A doença trouxe-me uma lucidez cruel: percebi quem eram os verdadeiros amigos e aprendi a valorizar os pequenos gestos — um chá quente deixado à porta do quarto pela minha mãe, um bilhete encorajador da Maria João antes de um exame difícil.
Mas também trouxe conflitos. O meu pai começou a chegar mais tarde a casa. A minha mãe tornou-se mais ansiosa e controladora. As discussões eram frequentes:
— Não podes ir à viagem de finalistas! — gritava ela.
— Deixa-o viver! — respondia o meu pai, já sem paciência.
Senti-me preso entre dois mundos: o da doença e o da vida que queria viver.
No terceiro ano da licenciatura, fui internado durante duas semanas por causa de uma crise grave. Lembro-me do cheiro a desinfetante, das noites em claro com medo de adormecer e não acordar. Uma noite, ouvi uma senhora idosa na cama ao lado rezar baixinho:
— Senhor, dá-me força para mais um dia.
Chorei em silêncio. Pela primeira vez em muito tempo, rezei também.
Quando voltei para casa, encontrei o Tiago à porta do quarto com um desenho nas mãos.
— Fiz isto para ti — disse ele timidamente.
No papel estava desenhado um super-herói com capa vermelha e um sorriso enorme.
— És tu — explicou ele.
Aquele gesto simples deu-me forças para continuar.
No último ano do curso, desafiei-me a candidatar-me ao prémio de melhor aluno da faculdade. Os meus pais acharam que era loucura.
— Não te metas nisso agora… — pediu a minha mãe.
— Deixa-o tentar — disse o meu pai, finalmente do meu lado.
Estudei noites inteiras, entre dores e cansaço. A Maria João esteve sempre comigo — às vezes só para me ouvir chorar ou para me obrigar a comer qualquer coisa.

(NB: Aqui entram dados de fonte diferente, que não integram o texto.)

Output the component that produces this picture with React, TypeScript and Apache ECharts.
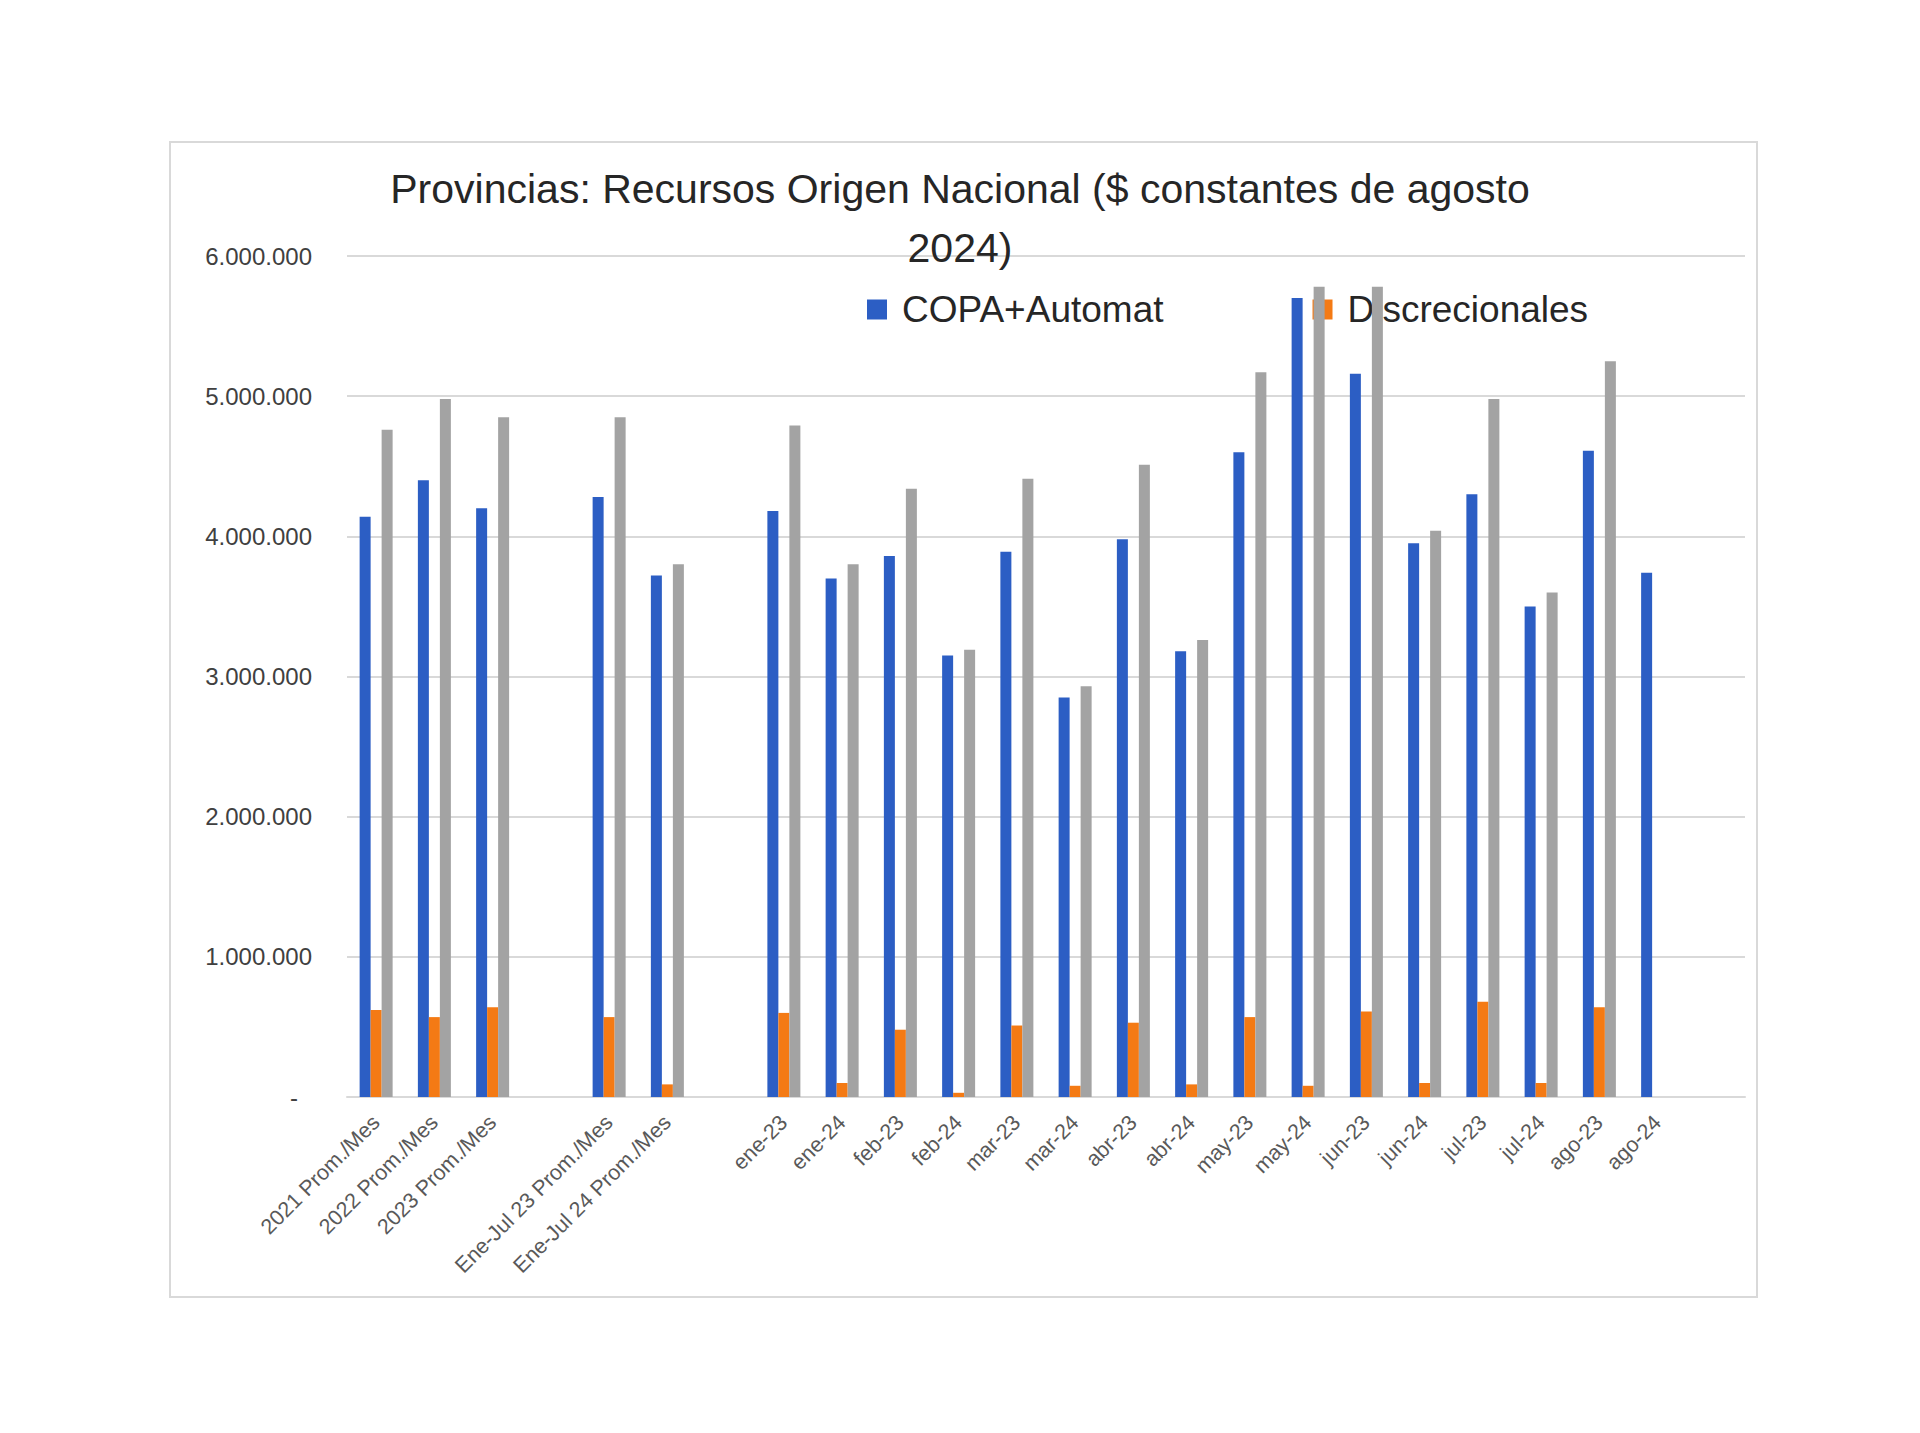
import React, { useEffect, useRef } from "react";
import * as echarts from "echarts";

const categories = [
  "2021 Prom./Mes",
  "2022 Prom./Mes",
  "2023 Prom./Mes",
  " ",
  "Ene-Jul 23 Prom./Mes",
  "Ene-Jul 24 Prom./Mes",
  "  ",
  "ene-23",
  "ene-24",
  "feb-23",
  "feb-24",
  "mar-23",
  "mar-24",
  "abr-23",
  "abr-24",
  "may-23",
  "may-24",
  "jun-23",
  "jun-24",
  "jul-23",
  "jul-24",
  "ago-23",
  "ago-24",
  "   ",
];

const copaAutomat = [
  4140000, 4400000, 4200000, null, 4280000, 3720000, null, 4180000, 3700000, 3860000, 3150000, 3890000,
  2850000, 3980000, 3180000, 4600000, 5700000, 5160000, 3950000, 4300000, 3500000, 4610000, 3740000, null,
];

const discrecionales = [
  620000, 570000, 640000, null, 570000, 90000, null, 600000, 100000, 480000, 30000, 510000, 80000, 530000,
  90000, 570000, 80000, 610000, 100000, 680000, 100000, 640000, null, null,
];

const total = [
  4760000, 4980000, 4850000, null, 4850000, 3800000, null, 4790000, 3800000, 4340000, 3190000, 4410000,
  2930000, 4510000, 3260000, 5170000, 5780000, 5780000, 4040000, 4980000, 3600000, 5250000, null, null,
];

const titleText = "Provincias: Recursos Origen Nacional ($ constantes de agosto\n2024)";
const legendNames = ["COPA+Automat", "Discrecionales"];

function fmt(v: number): string {
  if (v === 0) return "{z|-}";
  return String(Math.round(v)).replace(/\B(?=(\d{3})+(?!\d))/g, ".");
}

export default function App() {
  const ref = useRef<HTMLDivElement>(null);
  useEffect(() => {
    document.body.style.margin = "0";
    if (!ref.current) return;
    const chart = echarts.init(ref.current, null, { renderer: "svg" });
    const font = "'Liberation Sans', Arial, sans-serif";
    chart.setOption({
      animation: false,
      backgroundColor: "#ffffff",
      title: {
        text: titleText,
        left: "center",
        top: 154,
        textStyle: {
          fontFamily: font,
          fontSize: 41,
          fontWeight: "normal",
          color: "#262626",
          lineHeight: 59,
        },
      },
      graphic: [
        {
          type: "rect",
          shape: { x: 170, y: 142, width: 1587, height: 1155 },
          style: { fill: "none", stroke: "#d9d9d9", lineWidth: 2 },
          silent: true,
        },
      ],
      legend: {
        data: legendNames,
        left: 867,
        top: 291,
        padding: 0,
        itemWidth: 20,
        itemHeight: 20,
        itemGap: 149,
        icon: "rect",
        z: 1,
        textStyle: {
          fontFamily: font,
          fontSize: 37,
          color: "#262626",
          padding: [0, 0, 0, 10],
        },
      },
      grid: { left: 347, right: 175, top: 256, bottom: 336, containLabel: false },
      xAxis: {
        type: "category",
        data: categories,
        axisTick: { show: false },
        axisLine: { lineStyle: { color: "#d9d9d9", width: 2 } },
        axisLabel: {
          interval: 0,
          rotate: 45,
          margin: 22,
          fontFamily: font,
          fontSize: 21.5,
          color: "#595959",
        },
      },
      yAxis: {
        type: "value",
        min: 0,
        max: 6000000,
        interval: 1000000,
        axisLine: { show: false },
        axisTick: { show: false },
        splitLine: { lineStyle: { color: "#d9d9d9", width: 2 } },
        axisLabel: {
          margin: 35,
          fontFamily: font,
          fontSize: 24,
          color: "#404040",
          formatter: fmt,
          rich: { z: { fontSize: 24, color: "#404040", padding: [0, 14, 0, 0] } },
        },
      },
      series: [
        {
          name: "COPA+Automat",
          type: "bar",
          data: copaAutomat,
          barWidth: 11,
          barGap: "0%",
          itemStyle: { color: "#2c5ec4" },
          z: 2,
        },
        {
          name: "Discrecionales",
          type: "bar",
          data: discrecionales,
          barWidth: 11,
          barGap: "0%",
          itemStyle: { color: "#f47a14" },
          z: 2,
        },
        {
          name: "Total",
          type: "bar",
          data: total,
          barWidth: 11,
          barGap: "0%",
          itemStyle: { color: "#a3a3a3" },
          z: 2,
        },
      ],
    });
    return () => chart.dispose();
  }, []);
  return <div ref={ref} style={{ width: 1920, height: 1433 }} />;
}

No dia da entrega dos prémios, sentei-me na primeira fila do auditório com as mãos suadas e o coração aos pulos. Quando chamaram o meu nome como melhor aluno do ano, olhei para os meus pais na plateia: a minha mãe chorava abertamente; o meu pai sorria orgulhoso; o Tiago batia palmas como se eu tivesse ganho uma medalha olímpica.
Pouco tempo depois recebi uma proposta de trabalho em Lisboa — um emprego que sempre sonhei. A despedida foi dura; a minha mãe abraçou-me como se nunca mais me fosse ver.
Hoje vivo sozinho num pequeno apartamento perto do Tejo. Ainda luto todos os dias contra a doença — há manhãs em que mal me consigo levantar da cama. Mas aprendi que a força não vem só do corpo; vem do amor das pessoas que nos rodeiam e da coragem de não desistir de nós próprios.
Às vezes pergunto-me: quantos de nós vivem presos entre silêncios e gritos? Quantos desistem antes de descobrir que são mais fortes do que pensavam? E tu… já encontraste a tua luz na escuridão?